Frederick Douglass statue in New York vandalized on anniversary weekend of 'What to the Slave is the Fourth of July' speech
ROCHESTER, N.Y. — On the same weekend in which famed abolitionist Frederick Douglass 168 years ago delivered one of his most historically resonant speeches, a statue of Douglass was toppled from its base and left near the Genesee River gorge.
Located in Maplewood Park, the statue "had been placed over the fence to the gorge and was leaning against the fence" on the river side, according to a statement from Rochester police. The statue was left about 50 feet from its pedestal.
The base and lower part of the statue were damaged, as was a finger on the statue's left hand. The statue has been taken from the park for repairs, according to Lt. Jeffrey LaFave II.

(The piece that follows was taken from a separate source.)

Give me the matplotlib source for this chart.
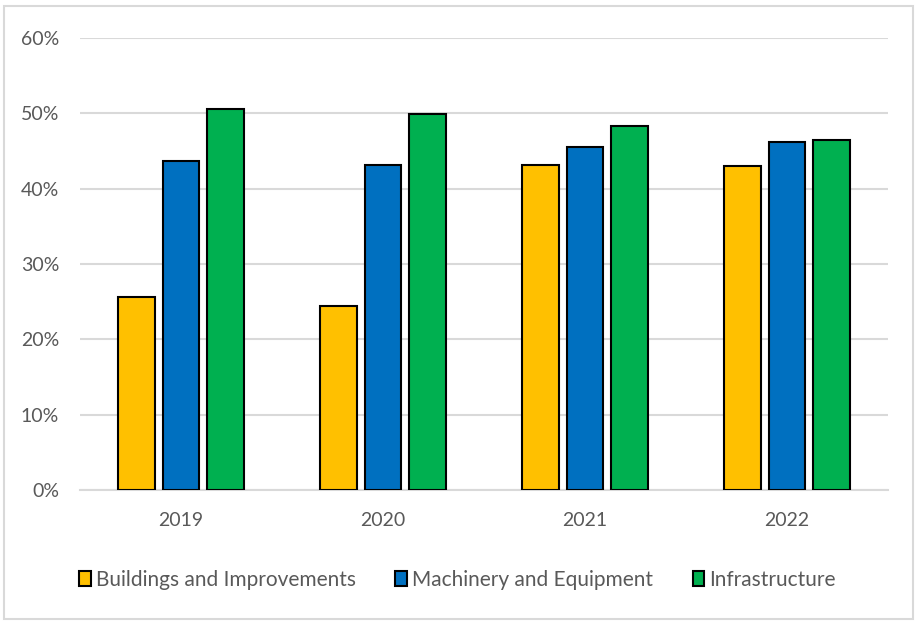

There were no signs of graffiti at the statue or anywhere in the park, police said.
Across the United States, Douglass' July 5, 1852 speech, "What to the Slave is the Fourth of July," has been shared widely on social media and elsewhere as a reminder of the country's legacy of slavery and racism.
Douglass, a former slave, delivered the speech to the Ladies’ Anti-Slavery Society at Corinthian Hall in downtown Rochester. He told the listeners there and beyond that the country could not lay claim to the purest of ideals while willingly enslaving and oppressing its Black citizens.
Douglas credited the signers of the Declaration of Independence as "brave" and "great" men but called out the hypocrisy of celebrating the Fourth of July as a day of freedom while slaves were not free.
Independence Day to a slave, Douglass said, is “a day that reveals to him, more than all other days in the year, the gross injustice and cruelty to which he is the constant victim.”
Douglass, who escaped slavery in Maryland in 1838 and settled in Rochester for about 30 years, said in the speech that the celebration of liberty and citizenship were offensive to the enslaved population.
"Your high independence only reveals the immeasurable distance between us. The blessings in which you, this day, rejoice, are not enjoyed in common. This Fourth July is yours, not mine. You may rejoice, I must mourn."